“Stax was definitely about community,” says Parker, “and our social consciousness was not just limited to the music or to Memphis alone, although that’s where it started. At first it wasn’t deliberate. Jim Stewart and Estelle Axton were doing what they thought was right in making good business decisions. They didn’t care if a musician was black or white. They wanted the best musicians. So in racially segregated Memphis, they were using integrated bands, and the white producer Chips Moman was making records with black artists. And when those artists played concerts and went on tour, black and white people came together in their audiences. So in that way Jim and Estelle affected the entire social fabric of Memphis.”
When Al Bell, a marketing and promotions executive, came to the company as a minority shareholder in 1965, he brought a more overt progressive social agenda with him. Stax donated money and held benefit concerts for a variety of poverty, hunger, and small-business initiatives. The most visible was 1972’s “Wattstax” concert, a benefit to help restore Los Angeles’s Watts section the year after it was devastated by fire and rioting. A 30th-anniversary edition of the “Wattstax” concert film was released on DVD in 2004, digitally enhancing the vibrant performances of Rufus and Carla Thomas, the Bar-Kays, Albert King, the Staple Singers, and Isaac Hayes.

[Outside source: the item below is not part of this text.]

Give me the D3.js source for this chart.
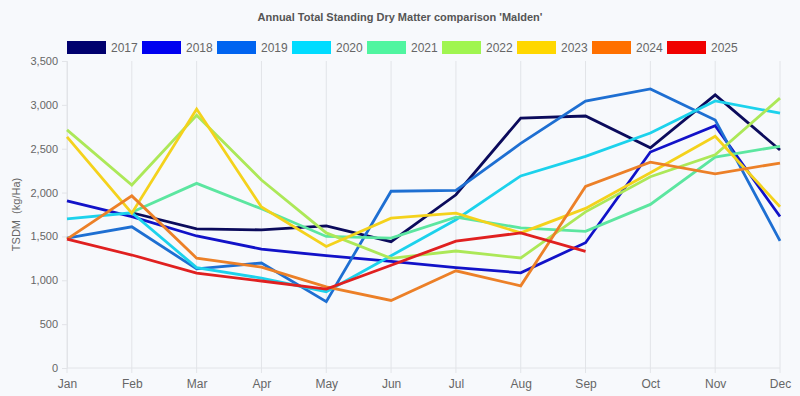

But to the artists at Stax, the label’s deepest and closest community was their own. “When I would come to Memphis to record at Stax, it was like coming home to family,” says Mabel John, who cut the 1966 soul classic “Your Good Thing Is About To End” after leaving Motown. “It was all about caring and collaboration. The other artists were interested in what you were dong and how they could help, and not because they wanted anything from you. The producers worked with you as partners. You never felt like you were controlled by someone else. And all my business with Stax was fair. I’ve worked with many labels, and Stax was like no other.”